Matching Inverter and Solar Array Size

The inverter’s continuous power rating (in kilowatts, kW) must be large enough to handle the combined load of all appliances you want to run simultaneously. Its peak power rating determines its ability to start high-draw appliances like motors. The size of your solar array determines how quickly you can recharge your battery. The International Energy Agency (IEA) notes that the rapid growth in home storage is closely tied to the expansion of residential solar installations. A common approach is to size the solar array to fully recharge the battery on an average sunny day while also covering daytime energy needs.

The Assembly Process: A Step-by-Step Overview

Assembling a home battery system involves working with high-voltage electricity and should be approached with caution and careful planning. This overview provides a general sequence of operations.

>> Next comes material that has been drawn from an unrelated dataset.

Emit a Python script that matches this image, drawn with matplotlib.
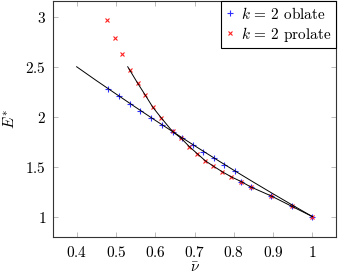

Disclaimer: This information is for educational purposes only and is not a substitute for professional advice. Working with electricity can be dangerous. Always consult with a qualified electrician and adhere to local building and electrical codes.

Mounting and Placement

Choose a clean, dry, and well-ventilated location for your equipment, away from living spaces. Batteries and inverters produce some heat, so adequate airflow is necessary. Mount all components securely to a wall or a purpose-built rack. Maintain proper clearance around each device as specified by the manufacturer.

Connecting the Components

Connections should be made in a logical order with the main breakers turned off. A typical sequence is: connect the solar panels to the charge controller (or hybrid inverter), connect the battery to the inverter using a correctly sized fuse or breaker, and finally, connect the inverter to your home's electrical panel via a transfer switch or dedicated backup load center. Double-check all connections for correct polarity (+ to +, - to -) and tighten all terminals to the specified torque.

System Configuration and Testing

Before activating the system, program your inverter and charge controller with the correct charging parameters for LiFePO4 batteries. This includes setting the proper bulk, absorption, and float voltages. Once configured, you can perform initial tests by turning on the breakers in sequence and verifying that the system is operating as expected. Monitor the system closely during its first few charge and discharge cycles.

Achieving Your Energy Independence

Building a home battery storage system with LiFePO4 technology is a significant step toward managing your own energy resources. By carefully selecting components, correctly sizing the system, and prioritizing a safe installation, you can create a robust solution that provides reliable power for years. This empowers you with greater energy security, potential cost savings, and a smaller environmental footprint, all driven by a safe and efficient technology. The growth in battery deployment is a key part of the global energy transition, and residential systems play a vital role in this change.

Frequently Asked Questions

How does a LiFePO4 battery work?

A LiFePO4 battery functions by moving lithium ions between a cathode made of Lithium Iron Phosphate and an anode made of carbon. During discharge, these ions travel from the anode to the cathode, which generates an electrical current. When charging, an external power source pushes the ions back to the anode. The iron phosphate chemistry is exceptionally stable, which is a primary reason for its high safety profile.

Can I use any solar inverter with a LiFePO4 battery?

No, not all inverters are suitable. It is important to use an inverter or charge controller that has a specific charging profile designed for lithium batteries. An inverter intended for lead-acid batteries may use voltages that could damage a LiFePO4 battery or shorten its operational life. Always confirm compatibility by checking the manufacturer's specifications.

How long will a LiFePO4 home battery system last?

A properly maintained LiFePO4 battery can endure thousands of charge-discharge cycles. This often results in a lifespan of 10 to 20 years, depending on factors like usage patterns, operating temperature, and the effectiveness of the Battery Management System (BMS). This is a substantial improvement over the lifespan of older battery technologies.